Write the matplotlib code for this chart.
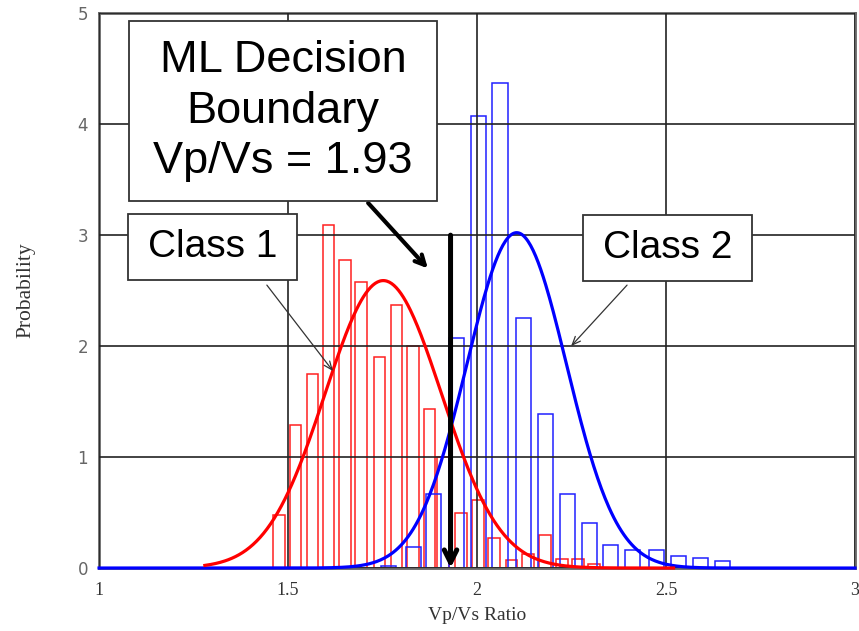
import matplotlib
matplotlib.use('Agg')
import matplotlib.pyplot as plt
import numpy as np
from matplotlib.patches import Rectangle

# histogram of Vp/Vs for the two classes (bin centres and normalised heights)
red_centers = [1.476, 1.520, 1.565, 1.607, 1.651, 1.693, 1.742, 1.787, 1.831, 1.874,
               1.910, 1.958, 2.003, 2.045, 2.091, 2.135, 2.180, 2.225, 2.267, 2.310]
red_heights = [0.48, 1.29, 1.75, 3.09, 2.78, 2.58, 1.90, 2.37, 2.00, 1.43,
               1.00, 0.50, 0.61, 0.27, 0.07, 0.13, 0.30, 0.08, 0.08, 0.04]
blue_centers = [1.766, 1.831, 1.886, 1.946, 2.003, 2.061, 2.123, 2.181,
                2.239, 2.298, 2.354, 2.411, 2.474, 2.534, 2.591, 2.649]
blue_heights = [0.02, 0.19, 0.67, 2.07, 4.07, 4.37, 2.25, 1.39,
                0.67, 0.41, 0.21, 0.16, 0.16, 0.11, 0.09, 0.06]

# gaussian fits (mean, std) and the range each fit is drawn over
class1_fit = (1.752, 0.154)
class2_fit = (2.105, 0.132)
class1_range = (1.28, 2.52)
class2_range = (1.0, 3.0)
boundary = 1.93

x_ticks = [1, 1.5, 2, 2.5, 3]
x_ticklabels = ['1', '1.5', '2', '2.5', '3']
y_ticks = [0, 1, 2, 3, 4, 5]


def gauss(x, mu, sd):
    return np.exp(-0.5 * ((x - mu) / sd) ** 2) / (sd * np.sqrt(2 * np.pi))


fig = plt.figure(figsize=(8.59, 6.31), dpi=100)
ax = fig.add_axes([0.1153, 0.0998, 0.8800, 0.8792])

ax.bar(red_centers, red_heights, width=0.031, facecolor='none',
       edgecolor='#ff2020', linewidth=1.1, zorder=2)
ax.bar(blue_centers, blue_heights, width=0.040, facecolor='none',
       edgecolor='#2020ff', linewidth=1.1, zorder=2)

ax.set_xlim(1, 3)
ax.set_ylim(0, 5)
ax.set_xticks(x_ticks)
ax.set_xticklabels(x_ticklabels)
ax.set_yticks(y_ticks)
ax.grid(True, color='#222222', linewidth=1.2, zorder=3)
ax.set_axisbelow(False)
for s in ax.spines.values():
    s.set_color('#666666')
    s.set_linewidth(2.0)
ax.tick_params(length=0)
ax.tick_params(axis='x', pad=10, labelsize=13, labelcolor='#333333')
ax.tick_params(axis='y', pad=8, labelsize=12, labelcolor='#666666')
for lab in ax.get_xticklabels():
    lab.set_family('Liberation Serif')
for lab in ax.get_yticklabels():
    lab.set_family('DejaVu Sans')

xs = np.linspace(class2_range[0], class2_range[1], 600)
ax.plot(xs, gauss(xs, *class2_fit), color='#0000ff', linewidth=2.3,
        clip_on=False, zorder=5)
xs = np.linspace(class1_range[0], class1_range[1], 400)
ax.plot(xs, gauss(xs, *class1_fit), color='#ff0000', linewidth=2.3,
        clip_on=False, zorder=6)

ax.set_xlabel('Vp/Vs Ratio', family='Liberation Serif', fontsize=14,
              color='#333333', labelpad=6)
ax.set_ylabel('Probability', family='Liberation Serif', fontsize=15.5,
              color='#333333', labelpad=30)

# decision boundary arrow
ax.annotate('', xy=(boundary, 0.0), xytext=(boundary, 3.0),
            arrowprops=dict(arrowstyle='->,head_length=0.9,head_width=0.45',
                            color='black', linewidth=3.6, shrinkA=0, shrinkB=0),
            zorder=8)

# label boxes
boxes = [
    ('ML Decision\nBoundary\nVp/Vs = 1.93', (1.079, 3.306, 0.815, 1.622), 32.5),
    ('Class 1', (1.077, 2.600, 0.447, 0.590), 28),
    ('Class 2', (2.280, 2.590, 0.448, 0.590), 28),
]
for text, (x0, y0, w, h), fs in boxes:
    ax.add_patch(Rectangle((x0, y0), w, h, facecolor='white',
                           edgecolor='#333333', linewidth=1.3, zorder=9))
    ax.text(x0 + w / 2, y0 + h / 2, text, ha='center', va='center',
            family='Liberation Sans', fontsize=fs, linespacing=1.3,
            color='black', zorder=10)

ax.annotate('', xy=(1.870, 2.70), xytext=(1.712, 3.29),
            arrowprops=dict(arrowstyle='->,head_length=0.7,head_width=0.35',
                            color='black', linewidth=3.0, shrinkA=0, shrinkB=0),
            zorder=8)
ax.annotate('', xy=(1.619, 1.775), xytext=(1.444, 2.55),
            arrowprops=dict(arrowstyle='->,head_length=0.6,head_width=0.25',
                            color='#333333', linewidth=0.9, shrinkA=0, shrinkB=0),
            zorder=8)
ax.annotate('', xy=(2.249, 2.0), xytext=(2.397, 2.55),
            arrowprops=dict(arrowstyle='->,head_length=0.6,head_width=0.25',
                            color='#333333', linewidth=0.9, shrinkA=0, shrinkB=0),
            zorder=8)

fig.savefig('out.png', dpi=100)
===============
All the lines above are to be reproduced exactly, except the pictures.

▶ [Answer to this task]
Write the matplotlib code for this chart.
import matplotlib
matplotlib.use('Agg')
import matplotlib.pyplot as plt
import numpy as np
from matplotlib.patches import Rectangle

# histogram of Vp/Vs for the two classes (bin centres and normalised heights)
red_centers = [1.476, 1.520, 1.565, 1.607, 1.651, 1.693, 1.742, 1.787, 1.831, 1.874,
               1.910, 1.958, 2.003, 2.045, 2.091, 2.135, 2.180, 2.225, 2.267, 2.310]
red_heights = [0.48, 1.29, 1.75, 3.09, 2.78, 2.58, 1.90, 2.37, 2.00, 1.43,
               1.00, 0.50, 0.61, 0.27, 0.07, 0.13, 0.30, 0.08, 0.08, 0.04]
blue_centers = [1.766, 1.831, 1.886, 1.946, 2.003, 2.061, 2.123, 2.181,
                2.239, 2.298, 2.354, 2.411, 2.474, 2.534, 2.591, 2.649]
blue_heights = [0.02, 0.19, 0.67, 2.07, 4.07, 4.37, 2.25, 1.39,
                0.67, 0.41, 0.21, 0.16, 0.16, 0.11, 0.09, 0.06]

# gaussian fits (mean, std) and the range each fit is drawn over
class1_fit = (1.752, 0.154)
class2_fit = (2.105, 0.132)
class1_range = (1.28, 2.52)
class2_range = (1.0, 3.0)
boundary = 1.93

x_ticks = [1, 1.5, 2, 2.5, 3]
x_ticklabels = ['1', '1.5', '2', '2.5', '3']
y_ticks = [0, 1, 2, 3, 4, 5]


def gauss(x, mu, sd):
    return np.exp(-0.5 * ((x - mu) / sd) ** 2) / (sd * np.sqrt(2 * np.pi))


fig = plt.figure(figsize=(8.59, 6.31), dpi=100)
ax = fig.add_axes([0.1153, 0.0998, 0.8800, 0.8792])

ax.bar(red_centers, red_heights, width=0.031, facecolor='none',
       edgecolor='#ff2020', linewidth=1.1, zorder=2)
ax.bar(blue_centers, blue_heights, width=0.040, facecolor='none',
       edgecolor='#2020ff', linewidth=1.1, zorder=2)

ax.set_xlim(1, 3)
ax.set_ylim(0, 5)
ax.set_xticks(x_ticks)
ax.set_xticklabels(x_ticklabels)
ax.set_yticks(y_ticks)
ax.grid(True, color='#222222', linewidth=1.2, zorder=3)
ax.set_axisbelow(False)
for s in ax.spines.values():
    s.set_color('#666666')
    s.set_linewidth(2.0)
ax.tick_params(length=0)
ax.tick_params(axis='x', pad=10, labelsize=13, labelcolor='#333333')
ax.tick_params(axis='y', pad=8, labelsize=12, labelcolor='#666666')
for lab in ax.get_xticklabels():
    lab.set_family('Liberation Serif')
for lab in ax.get_yticklabels():
    lab.set_family('DejaVu Sans')

xs = np.linspace(class2_range[0], class2_range[1], 600)
ax.plot(xs, gauss(xs, *class2_fit), color='#0000ff', linewidth=2.3,
        clip_on=False, zorder=5)
xs = np.linspace(class1_range[0], class1_range[1], 400)
ax.plot(xs, gauss(xs, *class1_fit), color='#ff0000', linewidth=2.3,
        clip_on=False, zorder=6)

ax.set_xlabel('Vp/Vs Ratio', family='Liberation Serif', fontsize=14,
              color='#333333', labelpad=6)
ax.set_ylabel('Probability', family='Liberation Serif', fontsize=15.5,
              color='#333333', labelpad=30)

# decision boundary arrow
ax.annotate('', xy=(boundary, 0.0), xytext=(boundary, 3.0),
            arrowprops=dict(arrowstyle='->,head_length=0.9,head_width=0.45',
                            color='black', linewidth=3.6, shrinkA=0, shrinkB=0),
            zorder=8)

# label boxes
boxes = [
    ('ML Decision\nBoundary\nVp/Vs = 1.93', (1.079, 3.306, 0.815, 1.622), 32.5),
    ('Class 1', (1.077, 2.600, 0.447, 0.590), 28),
    ('Class 2', (2.280, 2.590, 0.448, 0.590), 28),
]
for text, (x0, y0, w, h), fs in boxes:
    ax.add_patch(Rectangle((x0, y0), w, h, facecolor='white',
                           edgecolor='#333333', linewidth=1.3, zorder=9))
    ax.text(x0 + w / 2, y0 + h / 2, text, ha='center', va='center',
            family='Liberation Sans', fontsize=fs, linespacing=1.3,
            color='black', zorder=10)

ax.annotate('', xy=(1.870, 2.70), xytext=(1.712, 3.29),
            arrowprops=dict(arrowstyle='->,head_length=0.7,head_width=0.35',
                            color='black', linewidth=3.0, shrinkA=0, shrinkB=0),
            zorder=8)
ax.annotate('', xy=(1.619, 1.775), xytext=(1.444, 2.55),
            arrowprops=dict(arrowstyle='->,head_length=0.6,head_width=0.25',
                            color='#333333', linewidth=0.9, shrinkA=0, shrinkB=0),
            zorder=8)
ax.annotate('', xy=(2.249, 2.0), xytext=(2.397, 2.55),
            arrowprops=dict(arrowstyle='->,head_length=0.6,head_width=0.25',
                            color='#333333', linewidth=0.9, shrinkA=0, shrinkB=0),
            zorder=8)

fig.savefig('out.png', dpi=100)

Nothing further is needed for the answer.